Tan incomparable maravilla la perdí cuando mi madre, a la altura de mis dieciocho años, tuvo que vender la finca. Era yo por entonces un poeta en ciernes, y con la conciencia de la pérdida del paraíso empezó a fraguarme en el alma y en los poemas que escribía el mito del jilguero. El paso del tiempo me ha ido haciendo ver la importancia capital en mi vida de aquella criatura prodigiosa.
EN EL ÁRBOL DEL TIEMPO
Para escuchar el canto del jilguero
vine yo al mundo.
Lo escuché en la niñez —como ya dije
en otros versos míos—,
y allí mismo aún lo oigo.
En mi carne resuena y con mi sangre gira.
¿Cómo es posible que algo como eso,
tan frágil y tan puro, tan de nadie y de todos,
pueda estar en la vida, ser la vida,
que exista un bien tan grande y para siempre?
En el principio de mi ser lo oí
con embeleso, aun sin saber entonces
lo que era aquella música ni lo que en sí llevaba.

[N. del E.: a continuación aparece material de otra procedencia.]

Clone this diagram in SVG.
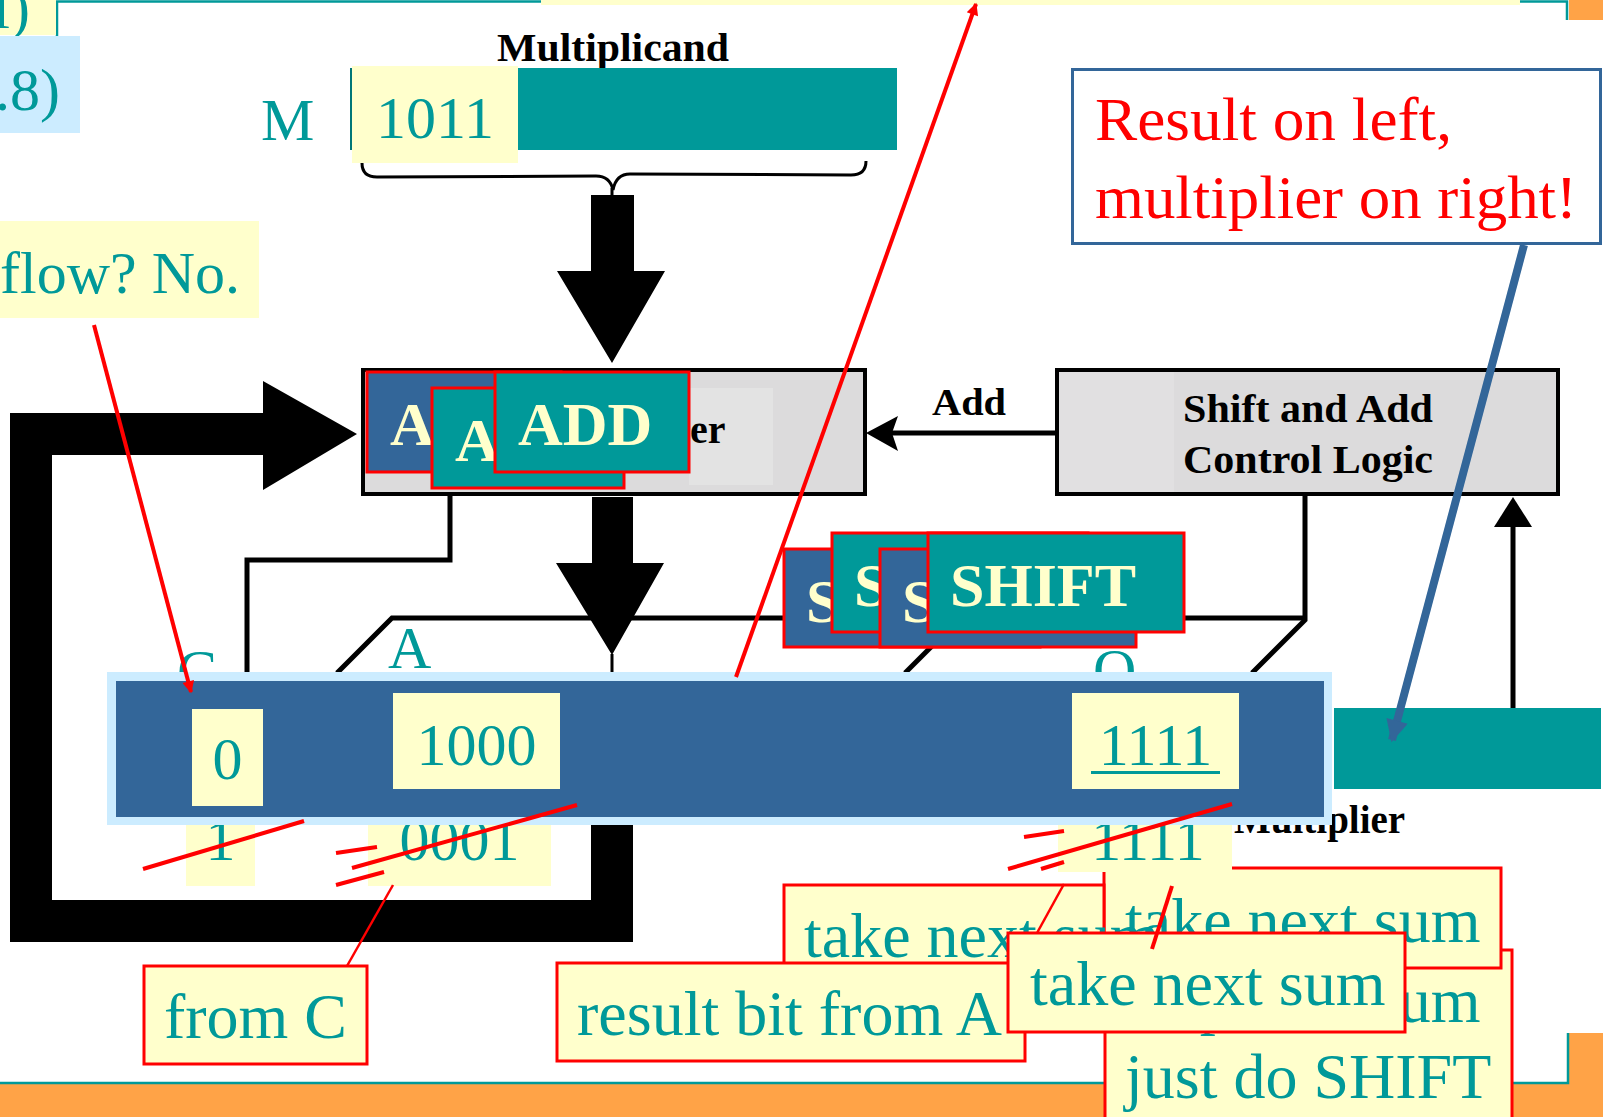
<svg xmlns="http://www.w3.org/2000/svg" width="1603" height="1117" viewBox="0 0 1603 1117">
<style>
.s{font-family:"Liberation Serif","Times New Roman",serif}
.tl{fill:#009999}
.f60{font-size:60px}
.f64{font-size:64px}
.bk{fill:#000;font-weight:bold}
.bt{fill:#FFFFCC;font-weight:bold;font-size:62px}
.y{fill:#FFFFCC}
.cb{fill:#FFFFCC;stroke:#FF0000;stroke-width:3}
.tb{fill:#009999;stroke:#FF0000;stroke-width:3}
.ub{fill:#336699;stroke:#FF0000;stroke-width:3}
.gb{fill:#DCDBDC;stroke:#000;stroke-width:4}
.thin{fill:none;stroke:#000;stroke-width:5}
.red{fill:none;stroke:#FF0000;stroke-width:4}
.red2{fill:none;stroke:#FF0000;stroke-width:2.5}
</style>
<defs>
<marker id="ar" viewBox="0 0 10 10" refX="9" refY="5" markerWidth="16" markerHeight="12" markerUnits="userSpaceOnUse" orient="auto"><path d="M0,0L10,5L0,10z" fill="#FF0000"/></marker>
<marker id="ab" viewBox="0 0 10 10" refX="9" refY="5" markerWidth="26" markerHeight="22" markerUnits="userSpaceOnUse" orient="auto"><path d="M0,0L10,5L0,10z" fill="#336699"/></marker>
</defs>
<rect width="1603" height="1117" fill="#FFFFFF"/>
<g id="frame">
<rect x="0" y="1084" width="1603" height="33" fill="#FFA347"/>
<rect x="1568" y="1033" width="35" height="84" fill="#FFA347"/>
<rect x="1569" y="0" width="34" height="20" fill="#FFA347"/>
<path d="M0,1083H1568V1033M57,36V1.5H1567V20" fill="none" stroke="#009999" stroke-width="2.5"/>
<rect x="541" y="0" width="979" height="5" class="y"/>
</g>
<g id="note-topleft">
<rect x="0" y="0" width="56" height="35" class="y"/>
<text x="30" y="28" class="s tl f60" text-anchor="end">l)</text>
</g>
<g id="note-ref">
<rect x="0" y="36" width="80" height="97" fill="#CCECFF"/>
<text x="60" y="110" class="s tl f60" text-anchor="end">.8)</text>
</g>
<g id="note-overflow">
<rect x="0" y="221" width="259" height="97" class="y"/>
<text x="240" y="293" class="s tl f60" text-anchor="end">flow? No.</text>
</g>
<g id="multiplicand">
<text x="497" y="61" class="s bk" font-size="40" textLength="232" lengthAdjust="spacingAndGlyphs">Multiplicand</text>
<text x="261" y="140" class="s tl f60">M</text>
<rect x="351" y="68" width="546" height="82" fill="#009999"/>
<line x1="351" y1="68" x2="351" y2="150" stroke="#007777" stroke-width="2"/>
<rect x="352" y="66" width="166" height="97" class="y"/>
<text x="435" y="138" class="s tl f60" text-anchor="middle">1011</text>
<path d="M362,163Q362,177 377,177L596,176Q610,176 613,190Q616,174 630,174L851,175Q866,175 866,161" fill="none" stroke="#000" stroke-width="3"/>
</g>
<g id="adder">
<rect x="363" y="370" width="502" height="124" class="gb"/>
<rect x="689" y="388" width="84" height="97" fill="#E3E3E3"/>
<text x="690" y="443" class="s bk" font-size="40">er</text>
</g>
<g id="control">
<rect x="1057" y="370" width="501" height="124" class="gb"/>
<rect x="1059" y="372" width="115" height="120" fill="#E1E0E1"/>
<text x="1183" y="422" class="s bk" font-size="40" textLength="250" lengthAdjust="spacingAndGlyphs">Shift and Add</text>
<text x="1183" y="473" class="s bk" font-size="40" textLength="250" lengthAdjust="spacingAndGlyphs">Control Logic</text>
</g>
<g id="connectors">
<path d="M591,810H633V942H10V413H263V381L357,434L263,490V455H52V900H591Z" fill="#000"/>
<path d="M591,195H634V271H665L612,363L557,271H591Z" fill="#000"/>
<line x1="612" y1="188" x2="612" y2="196" stroke="#000" stroke-width="3"/>
<path d="M592,497H633V563H664L612,655L556,563H592Z" fill="#000"/>
<line x1="612" y1="654" x2="612" y2="673" stroke="#000" stroke-width="3"/>
<path d="M450,496V560H247V673" class="thin"/>
<path d="M337,673L392,618H1305" class="thin"/>
<path d="M1305,496V620L1252,673" class="thin"/>
<path d="M905,673L960,618" class="thin"/>
<path d="M1055,433H892" class="thin"/>
<path d="M866,433L898,416L892,433L898,451Z" fill="#000"/>
<text x="932" y="415" class="s bk" font-size="38" textLength="74" lengthAdjust="spacingAndGlyphs">Add</text>
<path d="M1513,708V525" class="thin"/>
<path d="M1513,497L1532,527H1494Z" fill="#000"/>
</g>
<g id="labels">
<text x="388" y="668" class="s tl f60">A</text>
<text x="177" y="691" class="s tl f60">C</text>
<text x="1093" y="690" class="s tl f60">Q</text>
<text x="1234" y="833" class="s bk" font-size="39">Multiplier</text>
<rect x="1334" y="708" width="267" height="81" fill="#009999"/>
</g>
<g id="callout-skip">
<rect x="1105" y="950" width="407" height="180" class="cb"/>
<text x="1125" y="1022" class="s tl f64">skip next sum</text>
<text x="1125" y="1098" class="s tl f64">just do SHIFT</text>
</g>
<g id="callout-take2">
<rect x="1104" y="868" width="397" height="100" class="cb"/>
<text x="1125" y="942" class="s tl f64">take next sum</text>
</g>
<g id="callout-take1">
<rect x="784" y="885" width="320" height="100" class="cb"/>
<text x="804" y="957" class="s tl f64">take next sum</text>
</g>
<g id="callout-result">
<rect x="557" y="963" width="468" height="98" class="cb"/>
<text x="577" y="1035" class="s tl f64">result bit from A</text>
</g>
<g id="callout-take3">
<rect x="1008" y="933" width="397" height="99" class="cb"/>
<text x="1030" y="1005" class="s tl f64">take next sum</text>
</g>
<g id="old-values">
<rect x="186" y="790" width="69" height="96" class="y"/>
<text x="220.5" y="860" class="s tl f60" text-anchor="middle">1</text>
<rect x="368" y="790" width="183" height="96" class="y"/>
<text x="459.5" y="860" class="s tl f60" text-anchor="middle">0001</text>
<rect x="1058" y="790" width="174" height="82" class="y"/>
<text x="1148" y="860" class="s tl f60" text-anchor="middle">1111</text>
</g>
<g id="register">
<rect x="107" y="672" width="1225" height="153" fill="#CCECFF"/>
<rect x="116" y="681" width="1208" height="136" fill="#336699"/>
<rect x="192" y="709" width="71" height="97" class="y"/>
<text x="227.5" y="779" class="s tl f60" text-anchor="middle">0</text>
<rect x="393" y="693" width="167" height="96" class="y"/>
<text x="476.5" y="765" class="s tl f60" text-anchor="middle">1000</text>
<rect x="1072" y="693" width="167" height="96" class="y"/>
<text x="1155.5" y="765" class="s tl f60" text-anchor="middle">1111</text>
<rect x="1091" y="771" width="129" height="3" fill="#009999"/>
</g>
<g id="add-steps">
<rect x="367" y="372" width="194" height="100" class="ub"/>
<text x="390" y="445" class="s bt">A</text>
<rect x="432" y="388" width="192" height="100" class="tb"/>
<text x="455" y="461" class="s bt">A</text>
<rect x="495" y="372" width="194" height="100" class="tb"/>
<text x="518" y="445" class="s bt">ADD</text>
</g>
<g id="shift-steps">
<rect x="784" y="549" width="256" height="98" class="ub"/>
<text x="806" y="622" class="s bt">S</text>
<rect x="832" y="533" width="256" height="99" class="tb"/>
<text x="854" y="606" class="s bt">S</text>
<rect x="880" y="549" width="256" height="98" class="ub"/>
<text x="902" y="622" class="s bt">S</text>
<rect x="928" y="533" width="256" height="99" class="tb"/>
<text x="950" y="606" class="s bt">SHIFT</text>
</g>
<g id="annotations">
<line x1="143" y1="869" x2="304" y2="821" class="red"/>
<line x1="352" y1="868" x2="577" y2="805" class="red"/>
<line x1="336" y1="853" x2="377" y2="847" class="red"/>
<line x1="336" y1="885" x2="384" y2="872" class="red"/>
<line x1="1008" y1="869" x2="1232" y2="804" class="red"/>
<line x1="1024" y1="837" x2="1064" y2="831" class="red"/>
<line x1="1041" y1="869" x2="1064" y2="862" class="red"/>
<line x1="1064" y1="884" x2="1037" y2="933" class="red2"/>
<line x1="1172" y1="886" x2="1152" y2="949" class="red" stroke-width="3"/>
<line x1="94" y1="325" x2="191" y2="692" class="red" stroke-width="4.5" marker-end="url(#ar)"/>
<line x1="736" y1="677" x2="976" y2="4" class="red" stroke-width="3.5" marker-end="url(#ar)"/>
</g>
<g id="note-result">
<rect x="1072.5" y="69.5" width="528" height="174" fill="#FFFFFF" stroke="#336699" stroke-width="3"/>
<text x="1095" y="140" class="s" font-size="61" fill="#FF0000" textLength="357" lengthAdjust="spacingAndGlyphs">Result on left,</text>
<text x="1095" y="218" class="s" font-size="61" fill="#FF0000" textLength="482" lengthAdjust="spacingAndGlyphs">multiplier on right!</text>
</g>
<g id="note-result-arrow">
<line x1="1524" y1="245" x2="1392" y2="740" stroke="#336699" stroke-width="8" marker-end="url(#ab)"/>
</g>
<g id="callout-fromC">
<line x1="347" y1="966" x2="393" y2="885" class="red2"/>
<rect x="144" y="966" width="223" height="98" class="cb"/>
<text x="255.5" y="1038" class="s tl f64" text-anchor="middle">from C</text>
</g>
</svg>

Más cerca hoy del final que del comienzo,
puedo decir sin duda que en ese trinar iban,
desde el origen mismo de las cosas
—no como emblema, como enigma o símbolo,
sino en verdad completa, por entero—,
la luz que yo he vivido y el amor que no acaba,
la alegría que tuve,
junto al dolor y su misericordia,
la incertidumbre y toda esta certeza
que al cabo me sostiene.
Sí, dejadme, dejadme que lo escuche,
que el silencio que tengo no se rompa.
No hay misterio más hondo que aquel pájaro
y su canto que vibra en el árbol del tiempo.